Postgraduate Module Descriptor

POLM077: The Politics of Human Rights

This module descriptor refers to the 2016/7 academic year.


NQF Level7
Credits30 ECTS Value15
Term(s) and duration

This module ran during term 2 (11 weeks)

Academic staff

Dr Andrew Schaap (Convenor)





Available via distance learning


Hannah Arendt (1906-1976), a German-born Jewish refugee from Nazi Germany, was one of the most important political thinkers of the twentieth century. As a stateless person herself, she wrote movingly of the plight of irregular migrants: that they had become superfluous human beings. As Arendt put it, ‘Their plight is not that they are not equal before the law, but that no law exists for them; not that they are oppressed but that nobody wants even to oppress them.’ Consequently, it was precisely in the situation that they had been deprived of their citizenship and had nothing else to appeal to but their human rights, that these rights turned out to be illusory.

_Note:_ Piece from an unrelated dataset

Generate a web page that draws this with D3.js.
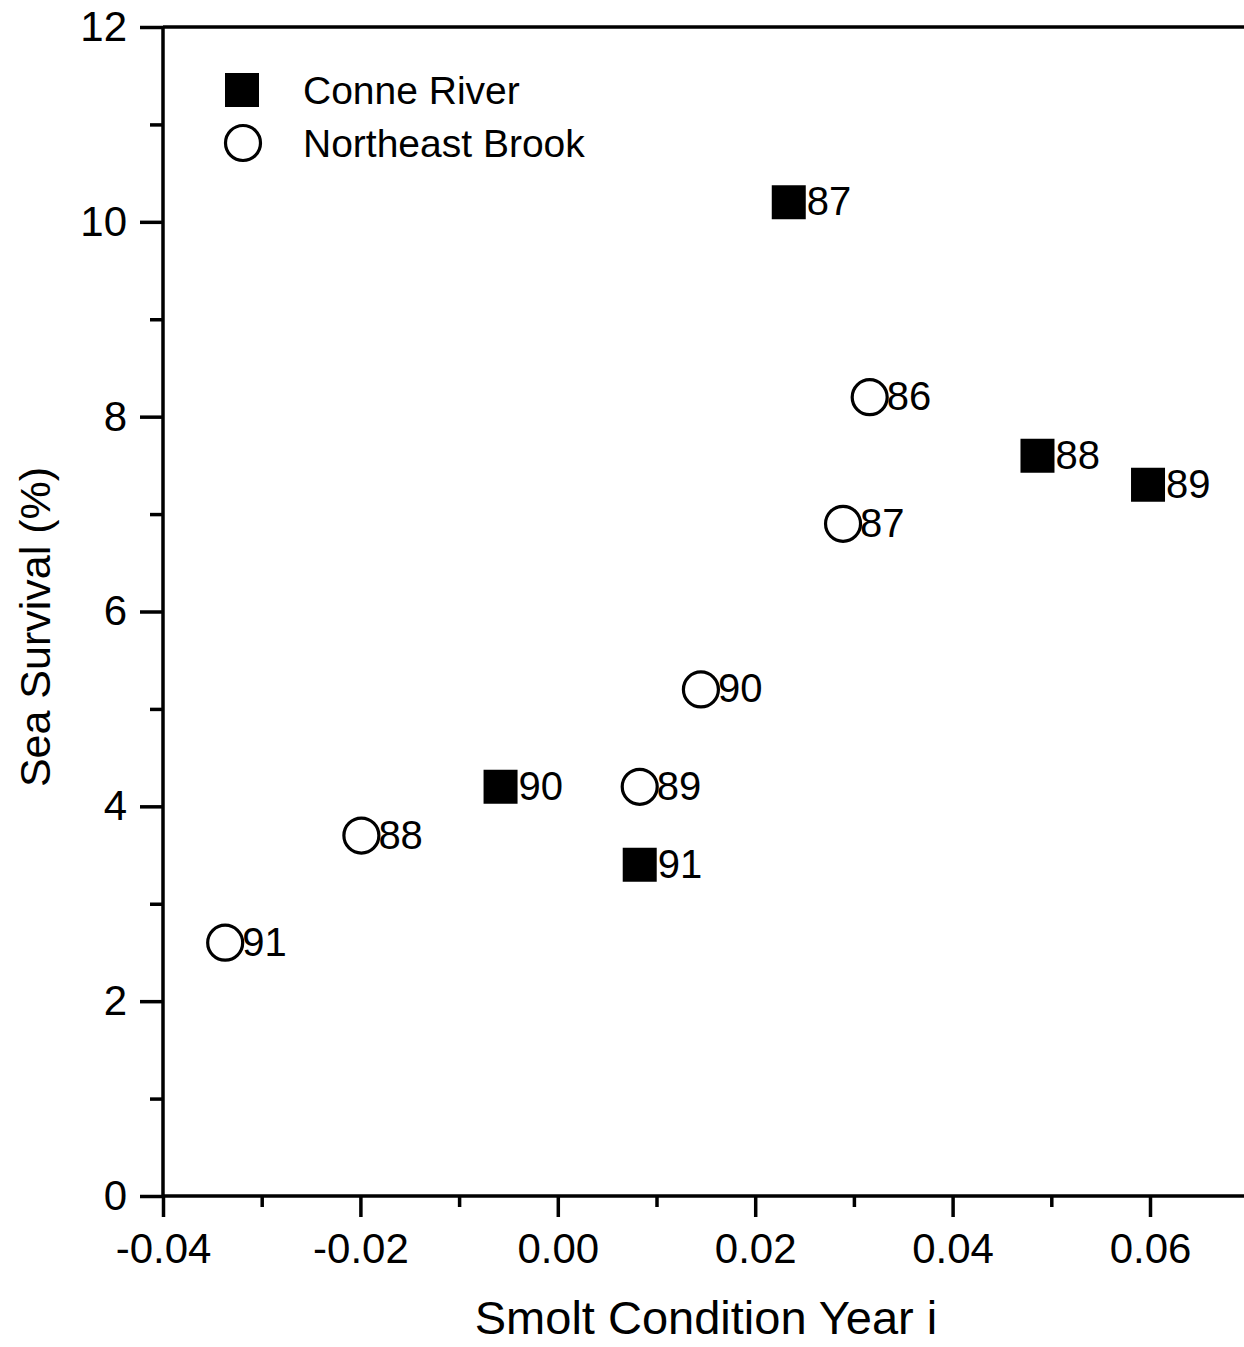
<!DOCTYPE html>
<html>
<head>
<meta charset="utf-8">
<script src="https://cdn.jsdelivr.net/npm/d3@7"></script>
<style>
  html, body { margin: 0; padding: 0; background: #fff; }
  svg { display: block; }
  text { font-family: "Liberation Sans", Arial, sans-serif; fill: #000; }
</style>
</head>
<body>
<svg id="chart" width="1244" height="1347"></svg>
<script>
// ---- Data ----
const conneYears = ["87", "88", "89", "90", "91"];
const conneX = [0.0234, 0.0486, 0.0598, -0.0058, 0.0083];
const conneY = [10.2, 7.6, 7.3, 4.2, 3.4];

const nebYears = ["86", "87", "88", "89", "90", "91"];
const nebX = [0.0316, 0.0289, -0.0199, 0.0083, 0.0145, -0.0337];
const nebY = [8.2, 6.9, 3.7, 4.2, 5.2, 2.6];

const xMajorTicks = [-0.04, -0.02, 0.00, 0.02, 0.04, 0.06];
const xMinorTicks = [-0.03, -0.01, 0.01, 0.03, 0.05, 0.07];
const yMajorTicks = [0, 2, 4, 6, 8, 10, 12];
const yMinorTicks = [1, 3, 5, 7, 9, 11];

const seriesNames = ["Conne River", "Northeast Brook"];
const xTitle = "Smolt Condition Year i";
const yTitle = "Sea Survival (%)";

// ---- Layout ----
const svg = d3.select("#chart");
const x = d3.scaleLinear().domain([-0.04, 0.07]).range([163, 1248.7]);
const y = d3.scaleLinear().domain([0, 12]).range([1196, 27]);

const axisStroke = 3.5;

// X axis
const xMajor = d3.axisBottom(x).tickValues(xMajorTicks).tickSize(21).tickPadding(16);
const xMinor = d3.axisBottom(x).tickValues(xMinorTicks).tickSize(11).tickFormat("");
const gx = svg.append("g").attr("transform", `translate(0,${y(0)})`).call(xMajor);
const gxm = svg.append("g").attr("transform", `translate(0,${y(0)})`).call(xMinor);
gx.selectAll("text").attr("font-size", 42).attr("font-family", "Liberation Sans, Arial, sans-serif")
  .text(d => (d < 0 ? "-" : "") + Math.abs(d).toFixed(2));

// Y axis
const yMajor = d3.axisLeft(y).tickValues(yMajorTicks).tickSize(23).tickPadding(13)
  .tickFormat(d3.format("d"));
const yMinor = d3.axisLeft(y).tickValues(yMinorTicks).tickSize(13).tickFormat("");
const gy = svg.append("g").attr("transform", `translate(${x(-0.04)},0)`).call(yMajor);
const gym = svg.append("g").attr("transform", `translate(${x(-0.04)},0)`).call(yMinor);
gy.selectAll("text").attr("font-size", 42).attr("font-family", "Liberation Sans, Arial, sans-serif");

[gx, gxm, gy, gym].forEach(g => {
  g.select(".domain").remove();
  g.selectAll("line").attr("stroke", "#000").attr("stroke-width", axisStroke);
});
// axis lines
svg.append("line").attr("x1", x(-0.04)).attr("x2", x(0.07)).attr("y1", y(0)).attr("y2", y(0))
  .attr("stroke", "#000").attr("stroke-width", axisStroke);
svg.append("line").attr("x1", x(-0.04)).attr("x2", x(-0.04)).attr("y1", y(0)).attr("y2", y(12))
  .attr("stroke", "#000").attr("stroke-width", axisStroke);
// top frame line
svg.append("line").attr("x1", x(-0.04)).attr("x2", x(0.07)).attr("y1", y(12)).attr("y2", y(12))
  .attr("stroke", "#000").attr("stroke-width", axisStroke);

// Titles
svg.append("text").attr("x", 706).attr("y", 1334).attr("text-anchor", "middle")
  .attr("font-size", 47).text(xTitle);
svg.append("text").attr("transform", `translate(50,627) rotate(-90)`).attr("text-anchor", "middle")
  .attr("font-size", 43).text(yTitle);

// Data marks
const conne = conneX.map((v, i) => ({ x: v, y: conneY[i], label: conneYears[i] }));
const neb = nebX.map((v, i) => ({ x: v, y: nebY[i], label: nebYears[i] }));

const sq = d3.symbol().type(d3.symbolSquare).size(34 * 34);
const ci = d3.symbol().type(d3.symbolCircle).size(Math.PI * 17.5 * 17.5);

const gN = svg.append("g");
gN.selectAll("path").data(neb).join("path")
  .attr("d", ci).attr("transform", d => `translate(${x(d.x)},${y(d.y)})`)
  .attr("fill", "none").attr("stroke", "#000").attr("stroke-width", 3.2);
gN.selectAll("text").data(neb).join("text")
  .attr("x", d => x(d.x) + 17).attr("y", d => y(d.y) + 13)
  .attr("font-size", 40).text(d => d.label);

const gC = svg.append("g");
gC.selectAll("path").data(conne).join("path")
  .attr("d", sq).attr("transform", d => `translate(${x(d.x)},${y(d.y)})`)
  .attr("fill", "#000");
gC.selectAll("text").data(conne).join("text")
  .attr("x", d => x(d.x) + 18).attr("y", d => y(d.y) + 13)
  .attr("font-size", 40).text(d => d.label);

// Legend
const leg = svg.append("g");
leg.append("path").attr("d", sq).attr("transform", "translate(242,90)").attr("fill", "#000");
leg.append("path").attr("d", ci).attr("transform", "translate(243,143)")
  .attr("fill", "none").attr("stroke", "#000").attr("stroke-width", 3.2);
leg.append("text").attr("x", 303).attr("y", 104).attr("font-size", 39).text(seriesNames[0]);
leg.append("text").attr("x", 303).attr("y", 157).attr("font-size", 39).text(seriesNames[1]);
</script>
</body>
</html>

In this module we take Arendt’s influential discussion of the ‘right to have rights’ as a starting point for reflection on the politics of human rights today. We will examine how Arendt’s ideas have been taken up, for instance, in debates about border security, the refugee crisis, citizenship, political activism by irregular migrants, detention of asylum seekers, state violence and civil disobedience. We will focus, especially, on how two contemporary theorists (Giorgio Agamben and Jacques Rancière) have criticised and developed Arendt’s ideas in two different ways. On the one hand, Agamben draws on the notion of biopolitics to build on Arendt’s diagnosis of how stateless people are turned into disposable lives. On the other hand, Rancière develops the notion of dissensus to develop a constructive account of how marginalized people contest their situation by enacting their rights. You will be encouraged to bring your own research interests into the seminar and to pursue independent research on a human rights issue, drawing on concepts encountered in the module to develop novel lines of inquiry.